* START *

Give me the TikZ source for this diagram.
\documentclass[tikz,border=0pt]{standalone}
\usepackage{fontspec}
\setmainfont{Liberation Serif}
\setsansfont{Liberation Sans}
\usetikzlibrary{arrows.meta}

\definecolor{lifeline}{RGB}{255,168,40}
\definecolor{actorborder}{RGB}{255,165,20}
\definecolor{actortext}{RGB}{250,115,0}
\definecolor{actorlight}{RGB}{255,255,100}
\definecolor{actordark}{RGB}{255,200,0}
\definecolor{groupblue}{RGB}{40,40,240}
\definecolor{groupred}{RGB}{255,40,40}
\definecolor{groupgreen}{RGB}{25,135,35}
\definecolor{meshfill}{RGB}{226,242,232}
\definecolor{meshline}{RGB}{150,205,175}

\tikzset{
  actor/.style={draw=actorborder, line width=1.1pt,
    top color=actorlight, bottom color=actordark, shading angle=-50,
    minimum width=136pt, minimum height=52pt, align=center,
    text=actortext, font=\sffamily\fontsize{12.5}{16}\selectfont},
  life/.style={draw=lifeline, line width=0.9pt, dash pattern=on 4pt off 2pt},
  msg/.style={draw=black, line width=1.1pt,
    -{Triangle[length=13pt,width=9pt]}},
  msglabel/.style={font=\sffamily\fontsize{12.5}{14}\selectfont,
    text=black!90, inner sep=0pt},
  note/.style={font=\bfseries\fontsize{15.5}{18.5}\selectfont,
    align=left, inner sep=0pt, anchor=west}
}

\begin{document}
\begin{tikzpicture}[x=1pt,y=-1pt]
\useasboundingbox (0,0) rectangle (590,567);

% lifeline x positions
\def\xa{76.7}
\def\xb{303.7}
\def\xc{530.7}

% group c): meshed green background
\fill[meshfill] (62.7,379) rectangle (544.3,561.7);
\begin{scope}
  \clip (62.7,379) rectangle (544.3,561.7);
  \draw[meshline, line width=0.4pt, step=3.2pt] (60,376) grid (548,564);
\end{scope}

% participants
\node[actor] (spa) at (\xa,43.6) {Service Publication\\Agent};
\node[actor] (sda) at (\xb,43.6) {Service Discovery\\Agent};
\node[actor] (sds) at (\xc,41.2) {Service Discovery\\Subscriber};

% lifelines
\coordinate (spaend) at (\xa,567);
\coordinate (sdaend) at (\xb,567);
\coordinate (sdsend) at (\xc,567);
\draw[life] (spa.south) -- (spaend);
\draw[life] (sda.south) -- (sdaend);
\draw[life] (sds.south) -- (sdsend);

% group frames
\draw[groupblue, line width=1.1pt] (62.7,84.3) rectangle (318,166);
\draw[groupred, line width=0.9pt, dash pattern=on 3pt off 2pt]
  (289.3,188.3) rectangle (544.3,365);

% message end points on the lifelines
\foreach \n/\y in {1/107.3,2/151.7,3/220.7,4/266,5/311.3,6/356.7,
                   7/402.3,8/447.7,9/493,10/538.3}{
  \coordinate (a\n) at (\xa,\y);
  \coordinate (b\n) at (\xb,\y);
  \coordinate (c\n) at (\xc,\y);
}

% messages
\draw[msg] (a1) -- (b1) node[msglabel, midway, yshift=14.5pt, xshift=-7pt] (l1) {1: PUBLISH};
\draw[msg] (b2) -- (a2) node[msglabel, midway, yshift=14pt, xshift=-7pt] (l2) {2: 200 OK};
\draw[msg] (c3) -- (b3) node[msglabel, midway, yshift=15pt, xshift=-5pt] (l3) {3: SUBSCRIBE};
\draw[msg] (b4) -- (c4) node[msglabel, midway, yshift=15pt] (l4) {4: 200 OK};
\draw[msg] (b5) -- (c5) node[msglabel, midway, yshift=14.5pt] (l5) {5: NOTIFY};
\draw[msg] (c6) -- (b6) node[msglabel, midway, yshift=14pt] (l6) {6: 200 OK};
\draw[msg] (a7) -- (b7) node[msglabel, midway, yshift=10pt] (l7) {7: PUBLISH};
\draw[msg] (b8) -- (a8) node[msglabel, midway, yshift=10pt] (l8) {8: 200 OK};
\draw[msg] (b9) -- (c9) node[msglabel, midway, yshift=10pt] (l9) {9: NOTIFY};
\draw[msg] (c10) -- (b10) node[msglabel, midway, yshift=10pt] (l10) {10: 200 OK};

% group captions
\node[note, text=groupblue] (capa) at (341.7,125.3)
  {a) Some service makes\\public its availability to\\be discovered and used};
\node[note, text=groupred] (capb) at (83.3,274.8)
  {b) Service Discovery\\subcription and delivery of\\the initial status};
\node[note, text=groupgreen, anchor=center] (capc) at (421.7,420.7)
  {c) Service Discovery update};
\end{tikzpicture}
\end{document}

* END *

* _TASK DESCRIPTION_
Please repeat the listing above in full and exactly.

* _RIGHT ANSWER_
Give me the TikZ source for this diagram.
\documentclass[tikz,border=0pt]{standalone}
\usepackage{fontspec}
\setmainfont{Liberation Serif}
\setsansfont{Liberation Sans}
\usetikzlibrary{arrows.meta}

\definecolor{lifeline}{RGB}{255,168,40}
\definecolor{actorborder}{RGB}{255,165,20}
\definecolor{actortext}{RGB}{250,115,0}
\definecolor{actorlight}{RGB}{255,255,100}
\definecolor{actordark}{RGB}{255,200,0}
\definecolor{groupblue}{RGB}{40,40,240}
\definecolor{groupred}{RGB}{255,40,40}
\definecolor{groupgreen}{RGB}{25,135,35}
\definecolor{meshfill}{RGB}{226,242,232}
\definecolor{meshline}{RGB}{150,205,175}

\tikzset{
  actor/.style={draw=actorborder, line width=1.1pt,
    top color=actorlight, bottom color=actordark, shading angle=-50,
    minimum width=136pt, minimum height=52pt, align=center,
    text=actortext, font=\sffamily\fontsize{12.5}{16}\selectfont},
  life/.style={draw=lifeline, line width=0.9pt, dash pattern=on 4pt off 2pt},
  msg/.style={draw=black, line width=1.1pt,
    -{Triangle[length=13pt,width=9pt]}},
  msglabel/.style={font=\sffamily\fontsize{12.5}{14}\selectfont,
    text=black!90, inner sep=0pt},
  note/.style={font=\bfseries\fontsize{15.5}{18.5}\selectfont,
    align=left, inner sep=0pt, anchor=west}
}

\begin{document}
\begin{tikzpicture}[x=1pt,y=-1pt]
\useasboundingbox (0,0) rectangle (590,567);

% lifeline x positions
\def\xa{76.7}
\def\xb{303.7}
\def\xc{530.7}

% group c): meshed green background
\fill[meshfill] (62.7,379) rectangle (544.3,561.7);
\begin{scope}
  \clip (62.7,379) rectangle (544.3,561.7);
  \draw[meshline, line width=0.4pt, step=3.2pt] (60,376) grid (548,564);
\end{scope}

% participants
\node[actor] (spa) at (\xa,43.6) {Service Publication\\Agent};
\node[actor] (sda) at (\xb,43.6) {Service Discovery\\Agent};
\node[actor] (sds) at (\xc,41.2) {Service Discovery\\Subscriber};

% lifelines
\coordinate (spaend) at (\xa,567);
\coordinate (sdaend) at (\xb,567);
\coordinate (sdsend) at (\xc,567);
\draw[life] (spa.south) -- (spaend);
\draw[life] (sda.south) -- (sdaend);
\draw[life] (sds.south) -- (sdsend);

% group frames
\draw[groupblue, line width=1.1pt] (62.7,84.3) rectangle (318,166);
\draw[groupred, line width=0.9pt, dash pattern=on 3pt off 2pt]
  (289.3,188.3) rectangle (544.3,365);

% message end points on the lifelines
\foreach \n/\y in {1/107.3,2/151.7,3/220.7,4/266,5/311.3,6/356.7,
                   7/402.3,8/447.7,9/493,10/538.3}{
  \coordinate (a\n) at (\xa,\y);
  \coordinate (b\n) at (\xb,\y);
  \coordinate (c\n) at (\xc,\y);
}

% messages
\draw[msg] (a1) -- (b1) node[msglabel, midway, yshift=14.5pt, xshift=-7pt] (l1) {1: PUBLISH};
\draw[msg] (b2) -- (a2) node[msglabel, midway, yshift=14pt, xshift=-7pt] (l2) {2: 200 OK};
\draw[msg] (c3) -- (b3) node[msglabel, midway, yshift=15pt, xshift=-5pt] (l3) {3: SUBSCRIBE};
\draw[msg] (b4) -- (c4) node[msglabel, midway, yshift=15pt] (l4) {4: 200 OK};
\draw[msg] (b5) -- (c5) node[msglabel, midway, yshift=14.5pt] (l5) {5: NOTIFY};
\draw[msg] (c6) -- (b6) node[msglabel, midway, yshift=14pt] (l6) {6: 200 OK};
\draw[msg] (a7) -- (b7) node[msglabel, midway, yshift=10pt] (l7) {7: PUBLISH};
\draw[msg] (b8) -- (a8) node[msglabel, midway, yshift=10pt] (l8) {8: 200 OK};
\draw[msg] (b9) -- (c9) node[msglabel, midway, yshift=10pt] (l9) {9: NOTIFY};
\draw[msg] (c10) -- (b10) node[msglabel, midway, yshift=10pt] (l10) {10: 200 OK};

% group captions
\node[note, text=groupblue] (capa) at (341.7,125.3)
  {a) Some service makes\\public its availability to\\be discovered and used};
\node[note, text=groupred] (capb) at (83.3,274.8)
  {b) Service Discovery\\subcription and delivery of\\the initial status};
\node[note, text=groupgreen, anchor=center] (capc) at (421.7,420.7)
  {c) Service Discovery update};
\end{tikzpicture}
\end{document}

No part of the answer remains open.